I must believe that the audience for the coming concerts would have contained many people who question the policies of their government on settlement and deplore conditions that visit intimidation, humiliation or much worse on Palestinian civilians in the name of national security.

I am also keenly aware of the sensitivity of these themes in the wake of so many despicable acts of violence perpetrated in the name of liberation.

Some will regard all of this an unknowable without personal experience but if these subjects are actually too grave and complex to be addressed in a concert, then it is also quite impossible to simply look the other way.

I offer my sincere apologies for any disappointment to the advance ticket holders as well as to the organizers.

My thanks also go to the members of the Israeli media with whom I had most rewarding and illuminating conversations. They may regard these exchanges as a waste of their time but they were of great value and help to me in gaining an appreciation of the cultural scene.

I hope it is possible to understand that I am not taking this decision lightly or so I may stand beneath any banner, nor is it one in which I imagine myself to possess any unique or eternal truth.

It is a matter of instinct and conscience.

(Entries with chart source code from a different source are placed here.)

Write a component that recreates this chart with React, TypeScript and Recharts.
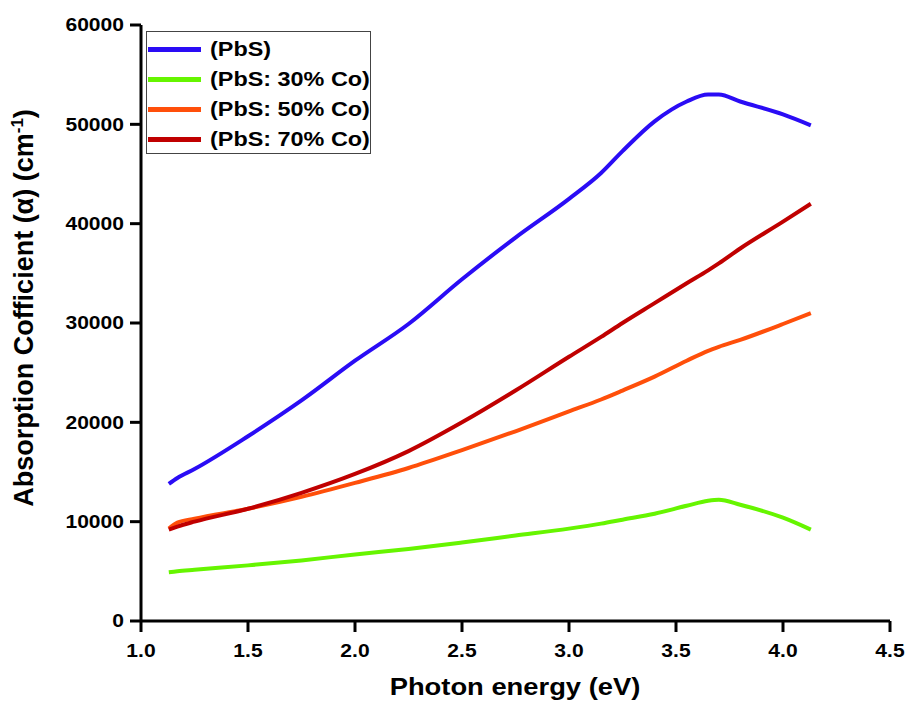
import React from "react";
import { LineChart, Line, XAxis, YAxis } from "recharts";

const energy = [1.13, 1.17, 1.25, 1.5, 1.75, 2.0, 2.25, 2.5, 2.75, 3.0, 3.15, 3.25, 3.4, 3.55, 3.65, 3.7, 3.8, 4.0, 4.13];
const pbs = [13800, 14400, 15300, 18600, 22200, 26200, 29900, 34400, 38600, 42500, 45100, 47300, 50300, 52300, 53000, 53000, 52300, 51000, 49900];
const co30 = [4900, 5000, 5150, 5600, 6100, 6700, 7250, 7900, 8600, 9300, 9800, 10200, 10800, 11600, 12100, 12200, 11700, 10400, 9200];
const co50 = [9300, 9900, 10300, 11300, 12500, 13900, 15400, 17200, 19100, 21100, 22300, 23200, 24600, 26200, 27200, 27600, 28300, 29900, 31000];
const co70 = [9200, 9500, 10000, 11300, 12900, 14800, 17100, 20000, 23200, 26600, 28600, 30000, 32000, 34000, 35300, 36000, 37500, 40200, 42000];

const xTicks = [1.0, 1.5, 2.0, 2.5, 3.0, 3.5, 4.0, 4.5];
const xMinor = [1.25, 1.75, 2.25, 2.75, 3.25, 3.75, 4.25];
const yTicks = [0, 10000, 20000, 30000, 40000, 50000, 60000];
const yMinor = [5000, 15000, 25000, 35000, 45000, 55000];

const series = [
  { key: "pbs", name: "(PbS)", color: "#2a0cf5" },
  { key: "co30", name: "(PbS: 30% Co)", color: "#66f500" },
  { key: "co50", name: "(PbS: 50% Co)", color: "#ff4f0a" },
  { key: "co70", name: "(PbS: 70% Co)", color: "#c00000" },
];

const data = energy.map((e, i) => ({ e, pbs: pbs[i], co30: co30[i], co50: co50[i], co70: co70[i] }));

const FONT = "'Liberation Sans', Arial, sans-serif";
const STRETCH = 1.17;
const MAJOR = 11;
const MINOR = 6;
const XGAP = 12;
const YGAP = 6;

const XTick = (props: any) => {
  const x = Number(props.x);
  const y = Number(props.y);
  return (
    <g>
      <line x1={x} x2={x} y1={y - XGAP - MAJOR} y2={y - XGAP} stroke="#000" strokeWidth={3} />
      <text
        transform={`translate(${x},${y}) scale(${STRETCH},1)`}
        textAnchor="middle"
        dy="0.71em"
        fontFamily={FONT}
        fontSize={18}
        fontWeight={700}
        fill="#000"
      >
        {Number(props.payload.value).toFixed(1)}
      </text>
    </g>
  );
};

const XMinorTick = (props: any) => {
  const x = Number(props.x);
  const y = Number(props.y);
  return <line x1={x} x2={x} y1={y - XGAP} y2={y - XGAP + MINOR} stroke="#000" strokeWidth={3} />;
};

const YTick = (props: any) => {
  const x = Number(props.x);
  const y = Number(props.y);
  return (
    <g>
      <line x1={x + YGAP} x2={x + YGAP + MAJOR} y1={y} y2={y} stroke="#000" strokeWidth={3} />
      <text
        transform={`translate(${x},${y}) scale(${STRETCH},1)`}
        textAnchor="end"
        dy="0.36em"
        fontFamily={FONT}
        fontSize={18}
        fontWeight={700}
        fill="#000"
      >
        {props.payload.value}
      </text>
    </g>
  );
};

const YMinorTick = (props: any) => {
  const x = Number(props.x);
  const y = Number(props.y);
  return <line x1={x + YGAP + MAJOR - MINOR} x2={x + YGAP + MAJOR} y1={y} y2={y} stroke="#000" strokeWidth={3} />;
};

const LegendBox = () => (
  <div
    style={{
      position: "absolute",
      left: 146,
      top: 31,
      width: 225,
      height: 123,
      border: "1px solid #444",
      background: "#fff",
      boxSizing: "border-box",
      fontFamily: FONT,
      paddingTop: 2,
    }}
  >
    {series.map((s) => (
      <div key={s.key} style={{ display: "flex", alignItems: "center", height: 30 }}>
        <div style={{ width: 53, height: 5, background: s.color, marginLeft: 1, marginRight: 9 }} />
        <span
          style={{
            fontSize: 20,
            fontWeight: 700,
            color: "#000",
            display: "inline-block",
            transform: `scaleX(${STRETCH})`,
            transformOrigin: "left center",
            whiteSpace: "nowrap",
          }}
        >
          {s.name}
        </span>
      </div>
    ))}
  </div>
);

const YLabel = () => (
  <text
    x={0}
    y={0}
    transform="translate(33, 308) rotate(-90)"
    textAnchor="middle"
    fontFamily={FONT}
    fontSize={27}
    fontWeight={700}
    fill="#000"
  >
    Absorption Cofficient (α) (cm
    <tspan dy={-10} fontSize={17}>-1</tspan>
    <tspan dy={10}>)</tspan>
  </text>
);

const XLabel = () => (
  <text
    transform={`translate(515, 695) scale(1.14,1)`}
    textAnchor="middle"
    fontFamily={FONT}
    fontSize={24}
    fontWeight={700}
    fill="#000"
  >
    Photon energy (eV)
  </text>
);

export default function App() {
  return (
    <div style={{ position: "absolute", left: 0, top: 0, width: 908, height: 702, background: "#fff" }}>
      <LineChart width={908} height={702} data={data} margin={{ top: 25, right: 18, bottom: 0, left: 0 }}>
        <XAxis
          xAxisId="main"
          dataKey="e"
          type="number"
          domain={[1, 4.5]}
          ticks={xTicks}
          tick={<XTick />}
          tickSize={MAJOR}
          tickMargin={XGAP}
          axisLine={{ stroke: "#000", strokeWidth: 3 }}
          tickLine={false}
          height={81}
          label={<XLabel />}
        />
        <XAxis
          xAxisId="minor"
          dataKey="e"
          type="number"
          domain={[1, 4.5]}
          ticks={xMinor}
          tick={<XMinorTick />}
          tickSize={0}
          tickMargin={XGAP}
          axisLine={false}
          tickLine={false}
          height={0}
        />
        <XAxis
          xAxisId="top"
          orientation="top"
          dataKey="e"
          type="number"
          domain={[1, 4.5]}
          tick={false}
          tickLine={false}
          axisLine={{ stroke: "#000", strokeWidth: 3 }}
          height={0}
        />
        <YAxis
          yAxisId="main"
          domain={[0, 60000]}
          ticks={yTicks}
          tick={<YTick />}
          tickSize={MAJOR}
          tickMargin={YGAP}
          width={141}
          axisLine={{ stroke: "#000", strokeWidth: 3 }}
          tickLine={false}
          label={<YLabel />}
        />
        <YAxis
          yAxisId="minor"
          domain={[0, 60000]}
          ticks={yMinor}
          tick={<YMinorTick />}
          tickSize={MAJOR}
          tickMargin={YGAP}
          width={0}
          axisLine={false}
          tickLine={false}
        />
        <YAxis
          yAxisId="right"
          orientation="right"
          domain={[0, 60000]}
          tick={false}
          tickLine={false}
          width={0}
          axisLine={{ stroke: "#000", strokeWidth: 3 }}
        />
        {series.map((s) => (
          <Line
            key={s.key}
            xAxisId="main"
            yAxisId="main"
            type="monotone"
            dataKey={s.key}
            name={s.name}
            stroke={s.color}
            strokeWidth={4}
            dot={false}
            isAnimationActive={false}
          />
        ))}
      </LineChart>
      <LegendBox />
    </div>
  );
}
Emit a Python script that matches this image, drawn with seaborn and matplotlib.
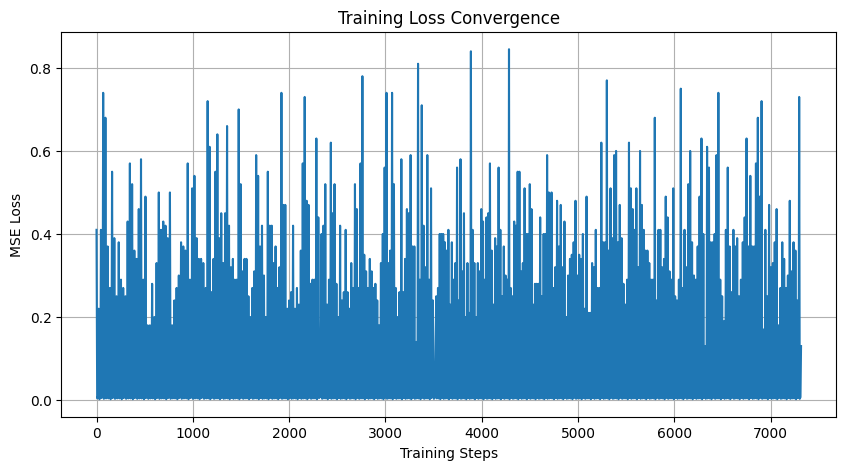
import numpy as np
import pandas as pd
import matplotlib
matplotlib.use("Agg")
import matplotlib.pyplot as plt
import seaborn as sns

# Peak (envelope) loss values, grouped by step range
seg1_steps = (0, 1109)
seg1_peaks = [0.41, 0.22, 0.41, 0.74, 0.68, 0.37, 0.27, 0.55, 0.39, 0.25, 0.38, 0.29, 0.27, 0.25,
              0.43, 0.57, 0.52, 0.36, 0.34, 0.46, 0.58, 0.29, 0.49, 0.18, 0.18, 0.28, 0.20, 0.33,
              0.50, 0.41, 0.43, 0.42, 0.39, 0.50, 0.18, 0.24, 0.27, 0.30, 0.38, 0.37, 0.36, 0.57,
              0.29, 0.51, 0.54, 0.39, 0.34, 0.34, 0.33]
seg2_steps = (1134, 2303)
seg2_peaks = [0.27, 0.72, 0.61, 0.26, 0.34, 0.55, 0.64, 0.39, 0.45, 0.33, 0.45, 0.66, 0.42, 0.32,
              0.34, 0.29, 0.29, 0.70, 0.52, 0.31, 0.34, 0.34, 0.25, 0.20, 0.27, 0.31, 0.59, 0.54,
              0.37, 0.42, 0.30, 0.20, 0.55, 0.42, 0.42, 0.33, 0.37, 0.27, 0.32, 0.74, 0.47, 0.47,
              0.22, 0.24, 0.26, 0.42, 0.22, 0.27, 0.23, 0.36, 0.57, 0.73, 0.48, 0.47, 0.28, 0.29,
              0.29, 0.63, 0.44]
seg3_steps = (2337, 3493)
seg3_peaks = [0.40, 0.42, 0.52, 0.23, 0.29, 0.62, 0.45, 0.52, 0.28, 0.20, 0.42, 0.24, 0.26, 0.41,
              0.26, 0.22, 0.33, 0.27, 0.52, 0.46, 0.27, 0.57, 0.78, 0.35, 0.31, 0.27, 0.34, 0.31,
              0.27, 0.28, 0.24, 0.18, 0.33, 0.40, 0.56, 0.74, 0.33, 0.36, 0.74, 0.52, 0.27, 0.20,
              0.26, 0.58, 0.26, 0.34, 0.46, 0.45, 0.59, 0.37, 0.37, 0.14, 0.81, 0.29, 0.71, 0.42,
              0.32, 0.59, 0.29, 0.51, 0.24]
seg4_steps = (3528, 4697)
seg4_peaks = [0.25, 0.27, 0.40, 0.40, 0.40, 0.38, 0.36, 0.41, 0.23, 0.38, 0.29, 0.33, 0.56, 0.24,
              0.58, 0.31, 0.45, 0.20, 0.33, 0.21, 0.84, 0.41, 0.33, 0.20, 0.33, 0.31, 0.46, 0.43,
              0.29, 0.44, 0.45, 0.57, 0.36, 0.23, 0.39, 0.37, 0.56, 0.41, 0.25, 0.37, 0.30, 0.29,
              0.845, 0.27, 0.25, 0.43, 0.42, 0.55, 0.55, 0.31, 0.33, 0.51, 0.40, 0.40, 0.52, 0.46,
              0.23, 0.28, 0.28, 0.28, 0.44, 0.25, 0.40, 0.40, 0.59, 0.50]
seg5_steps = (4725, 5893)
seg5_peaks = [0.50, 0.27, 0.32, 0.48, 0.37, 0.47, 0.32, 0.43, 0.20, 0.30, 0.34, 0.35, 0.38, 0.48,
              0.30, 0.35, 0.34, 0.40, 0.22, 0.49, 0.21, 0.21, 0.33, 0.32, 0.41, 0.27, 0.27, 0.62,
              0.38, 0.38, 0.77, 0.36, 0.51, 0.39, 0.59, 0.60, 0.38, 0.47, 0.39, 0.28, 0.23, 0.29,
              0.62, 0.51, 0.46, 0.41, 0.51, 0.32, 0.60, 0.47, 0.41, 0.36, 0.36, 0.33, 0.29, 0.29,
              0.68, 0.24, 0.41, 0.41, 0.32, 0.34]
seg6_steps = (5911, 7316)
seg6_peaks = [0.49, 0.44, 0.31, 0.29, 0.51, 0.25, 0.24, 0.29, 0.75, 0.27, 0.41, 0.32, 0.52, 0.60,
              0.38, 0.30, 0.29, 0.37, 0.49, 0.63, 0.40, 0.13, 0.61, 0.56, 0.38, 0.38, 0.40, 0.59,
              0.74, 0.29, 0.25, 0.19, 0.41, 0.56, 0.37, 0.26, 0.41, 0.37, 0.39, 0.25, 0.29, 0.38,
              0.44, 0.63, 0.37, 0.54, 0.37, 0.37, 0.57, 0.68, 0.49, 0.72, 0.17, 0.41, 0.25, 0.47,
              0.32, 0.33, 0.38, 0.46, 0.18, 0.27, 0.38, 0.34, 0.27, 0.30, 0.48, 0.31, 0.38, 0.36,
              0.24, 0.73, 0.13]
# Troughs between peaks (near-zero floor seen along the bottom edge)
floor_vals = [0.004, 0.009, 0.002, 0.006, 0.005, 0.010, 0.003, 0.007, 0.004, 0.008]

segments = [(seg1_steps, seg1_peaks), (seg2_steps, seg2_peaks), (seg3_steps, seg3_peaks),
            (seg4_steps, seg4_peaks), (seg5_steps, seg5_peaks), (seg6_steps, seg6_peaks)]

peak_x, peak_y = [], []
for (s0, s1), vals in segments:
    peak_x.extend(np.linspace(s0, s1, len(vals)))
    peak_y.extend(vals)

xs, ys = [], []
k = 0
for i in range(len(peak_x)):
    xs.append(peak_x[i]); ys.append(peak_y[i])
    if i < len(peak_x) - 1:
        a, b = peak_x[i], peak_x[i + 1]
        for frac in (0.3, 0.7):
            xs.append(a + (b - a) * frac)
            ys.append(floor_vals[k % len(floor_vals)])
            k += 1

df = pd.DataFrame({"step": xs, "loss": ys})

fig, ax = plt.subplots(figsize=(10, 5), dpi=100)
sns.lineplot(data=df, x="step", y="loss", ax=ax, estimator=None, sort=True,
             color="#1f77b4", linewidth=1.5)
ax.set_title("Training Loss Convergence")
ax.set_xlabel("Training Steps")
ax.set_ylabel("MSE Loss")
ax.grid(True)
fig.savefig("out.png", dpi=100, bbox_inches="tight")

It has been necessary to dial out the falsehoods of propaganda, the double game and hysterical language of politics, the vanity and self-righteousness of public communiqués from cranks in order to eventually sift through my own conflicted thoughts.

I have come to the following conclusions.

One must at least consider any rational argument that comes before the appeal of more desperate means.

Sometimes a silence in music is better than adding to the static and so an end to it.

I cannot imagine receiving another invitation to perform in Israel, which is a matter of regret but I can imagine a better time when I would not be writing this.

With the hope for peace and understanding. Elvis Costello

While Santana and Gil Scott-Heron also canceled their Tel Aviv concerts, Leonard Cohen, Paul McCartney and Madonna have played there in past year, with Elton John and U2 scheduled for this summer.